They’re fighting. Again. It’s not all sunshine and roses, or giggles and playtime.

Isaac has stolen her blocks and crawled away at the speed of light, while she whines high enough to make the dogs prick their ears up and chases him. He clutches the blocks to his chest while I growl at her to share and you’ve got plenty of blocks, give your brother some to play with.

She hands him off a few blocks and he gives them back with a ‘Here!’ and claps, proudly. She takes them and he waits for her to give them back and continue the game.
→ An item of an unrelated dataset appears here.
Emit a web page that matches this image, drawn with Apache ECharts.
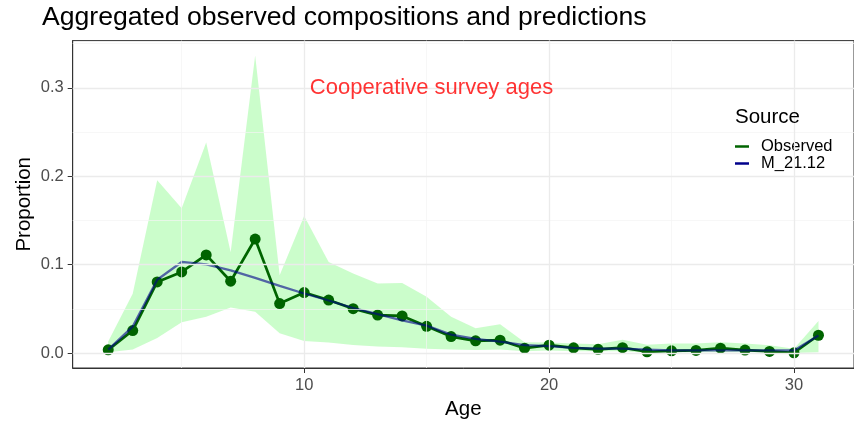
<!DOCTYPE html>
<html>
<head>
<meta charset="utf-8">
<script src="https://cdn.jsdelivr.net/npm/echarts@6/dist/echarts.min.js"></script>
<style>
  html, body { margin: 0; padding: 0; background: #ffffff; }
  #chart { width: 854px; height: 425px; }
</style>
</head>
<body>
<div id="chart"></div>
<script>
// Age classes and aggregated proportions
const ages = [2, 3, 4, 5, 6, 7, 8, 9, 10, 11, 12, 13, 14, 15, 16, 17, 18, 19, 20, 21, 22, 23, 24, 25, 26, 27, 28, 29, 30, 31];
const observed = [0.0037, 0.0255, 0.0805, 0.0918, 0.111, 0.0813, 0.129, 0.056, 0.0685, 0.060, 0.0502, 0.043, 0.042, 0.0303, 0.0187,
                  0.0139, 0.0146, 0.0056, 0.009, 0.006, 0.0043, 0.0062, 0.0015, 0.0026, 0.003, 0.0056, 0.0034, 0.0019, 0.0004, 0.0202];
const predicted = [0.004, 0.030, 0.083, 0.103, 0.1004, 0.0936, 0.085, 0.076, 0.0674, 0.0595, 0.051, 0.044, 0.037, 0.031, 0.021,
                   0.016, 0.013, 0.009, 0.008, 0.006, 0.005, 0.005, 0.004, 0.003, 0.003, 0.003, 0.003, 0.003, 0.003, 0.020];
const lower = [0.001, 0.004, 0.017, 0.0348, 0.041, 0.0517, 0.0468, 0.0225, 0.0138, 0.012, 0.0093, 0.0075, 0.0066, 0.005, 0.004,
               0.0035, 0.004, 0.002, 0.003, 0.002, 0.002, 0.002, 0.0005, 0.0008, 0.001, 0.001, 0.001, 0.001, 0.0, 0.001];
const upper = [0.013, 0.067, 0.1955, 0.1637, 0.238, 0.114, 0.3365, 0.088, 0.155, 0.103, 0.090, 0.0787, 0.0794, 0.0637, 0.041,
               0.028, 0.0326, 0.0124, 0.012, 0.011, 0.010, 0.015, 0.0094, 0.011, 0.011, 0.0124, 0.011, 0.009, 0.005, 0.0363];

// Axis breaks
const xBreaks = [10, 20, 30];
const xMinorBreaks = [5, 15, 25];
const yBreaks = [0, 0.1, 0.2, 0.3];
const yMinorBreaks = [0.05, 0.15, 0.25, 0.35];

const noteText = 'Cooperative survey ages';
const noteAt = [15.2, 0.3];

// Continuous scales padded by 5% of the data range on each side
const xSpan = ages[ages.length - 1] - ages[0];
const xMin = ages[0] - 0.05 * xSpan;
const xMax = ages[ages.length - 1] + 0.05 * xSpan;
const yLo = Math.min(...lower, ...observed, ...predicted);
const yHi = Math.max(...upper, ...observed, ...predicted);
const yMin = yLo - 0.05 * (yHi - yLo);
const yMax = yHi + 0.05 * (yHi - yLo);

const FONT = '"Liberation Sans", Arial, Helvetica, sans-serif';
const MAJOR = { color: '#ebebeb', width: 1.3, type: 'solid' };
const MINOR = { color: '#f4f4f4', width: 0.7, type: 'solid' };

const gridLines = [
  ...xMinorBreaks.map(v => ({ xAxis: v, lineStyle: MINOR })),
  ...yMinorBreaks.map(v => ({ yAxis: v, lineStyle: MINOR })),
  ...xBreaks.map(v => ({ xAxis: v, lineStyle: MAJOR })),
  ...yBreaks.map(v => ({ yAxis: v, lineStyle: MAJOR }))
];

const chart = echarts.init(document.getElementById('chart'), null, { renderer: 'canvas' });

chart.setOption({
  animation: false,
  backgroundColor: '#ffffff',
  textStyle: { fontFamily: FONT },
  title: [
    {
      text: 'Aggregated observed compositions and predictions',
      left: 42, top: 4, padding: 0,
      textStyle: { fontFamily: FONT, fontSize: 26.6, fontWeight: 'normal', color: '#000000' }
    },
    {
      text: 'Source',
      left: 735, top: 107, padding: 0, z: 10,
      textStyle: { fontFamily: FONT, fontSize: 20.5, fontWeight: 'normal', color: '#000000' }
    }
  ],
  legend: {
    orient: 'vertical',
    left: 723, top: 97,
    backgroundColor: '#ffffff',
    padding: [41, 14, 12, 12],
    itemWidth: 14, itemHeight: 2.5, itemGap: 0,
    icon: 'rect',
    selectedMode: false,
    textStyle: { fontFamily: FONT, fontSize: 16.5, color: '#000000', padding: [0, 0, 0, 7] },
    data: [
      { name: 'Observed', itemStyle: { color: '#006400' } },
      { name: 'M_21.12', itemStyle: { color: '#00008b' } }
    ]
  },
  grid: {
    left: 72.7, right: -9.8, top: 40.6, bottom: 55,
    show: true, borderColor: '#333333', borderWidth: 1, backgroundColor: '#ffffff'
  },
  xAxis: {
    type: 'value', min: xMin, max: xMax,
    name: 'Age', nameLocation: 'middle', nameGap: 31, nameMoveOverlap: false,
    nameTextStyle: { fontFamily: FONT, fontSize: 20.5, color: '#000000' },
    axisLine: { show: true, onZero: false, lineStyle: { color: '#333333', width: 1 } },
    axisTick: { show: true, customValues: xBreaks, length: 5, lineStyle: { color: '#333333', width: 1 } },
    axisLabel: { customValues: xBreaks, margin: 9, fontSize: 16.5, color: '#4d4d4d', fontFamily: FONT },
    splitLine: { show: false }
  },
  yAxis: {
    type: 'value', min: yMin, max: yMax,
    name: 'Proportion', nameLocation: 'middle', nameGap: 38, nameMoveOverlap: false,
    nameTextStyle: { fontFamily: FONT, fontSize: 20.5, color: '#000000' },
    axisLine: { show: true, onZero: false, lineStyle: { color: '#333333', width: 1 } },
    axisTick: { show: true, customValues: yBreaks, length: 5, lineStyle: { color: '#333333', width: 1 } },
    axisLabel: { customValues: yBreaks, margin: 9, fontSize: 16.5, color: '#4d4d4d', fontFamily: FONT,
                 formatter: v => v.toFixed(1) },
    splitLine: { show: false }
  },
  series: [
    {
      // panel grid lines at the major and minor breaks
      type: 'line', name: 'grid', data: [], silent: true, z: 0,
      markLine: { silent: true, symbol: 'none', label: { show: false }, animation: false, data: gridLines }
    },
    {
      // interval band
      type: 'custom', name: 'band', silent: true, z: 1,
      data: ages.map((a, i) => [a, lower[i], upper[i]]),
      encode: { x: 0, y: [1, 2] },
      renderItem: (params, api) => {
        if (params.dataIndex !== 0) return null;
        const top = ages.map((a, i) => api.coord([a, upper[i]]));
        const bottom = ages.map((a, i) => api.coord([a, lower[i]])).reverse();
        return {
          type: 'polygon',
          shape: { points: top.concat(bottom) },
          style: { fill: 'rgba(152,251,152,0.5)' }
        };
      }
    },
    {
      type: 'line', name: 'Observed', z: 3,
      data: ages.map((a, i) => [a, observed[i]]),
      symbol: 'circle', symbolSize: 11, showSymbol: true,
      lineStyle: { color: '#006400', width: 2.7 },
      itemStyle: { color: '#006400' }
    },
    {
      type: 'line', name: 'M_21.12', z: 4,
      data: ages.map((a, i) => [a, predicted[i]]),
      symbol: 'none', showSymbol: false,
      lineStyle: { color: 'rgba(0,0,139,0.6)', width: 2.3 },
      itemStyle: { color: '#00008b' }
    },
    {
      type: 'scatter', name: 'note', z: 5, silent: true,
      data: [noteAt], symbolSize: 0,
      label: { show: true, position: 'inside', formatter: noteText,
               fontFamily: FONT, fontSize: 22, color: '#ff0000' }
    }
  ]
});
</script>
</body>
</html>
Only she is three and she wants the blocks for herself, so she doesn’t.

He pouts and tries again, stealing all of her blocks and crawling away, one in each hand, giggling.

She chases him and bonks him on the head with her tower.

Time outs are given, just as she starts to whine again.

Somehow, Isaac has lost his pants in the last 5 minutes – I know he was wearing them a moment ago, but he’s bare legged now. I suspect Amy helped him wiggle out of them, she is constantly ‘helping’ him. Including helping by not letting him eat his breakfast because ‘he has had enough to eat now Mummy’ as she steals the plate and eats its contents herself.

He comes to seek solace in my lap, his head snuggled under my chin and our breathing intertwined.

Only for a moment though, before he crawls away and I stand to find him clothes for the day.

****

mummytime

I am also part of Brenda’s blog flogging group, which is nicer than any other kind of flogging I can think of.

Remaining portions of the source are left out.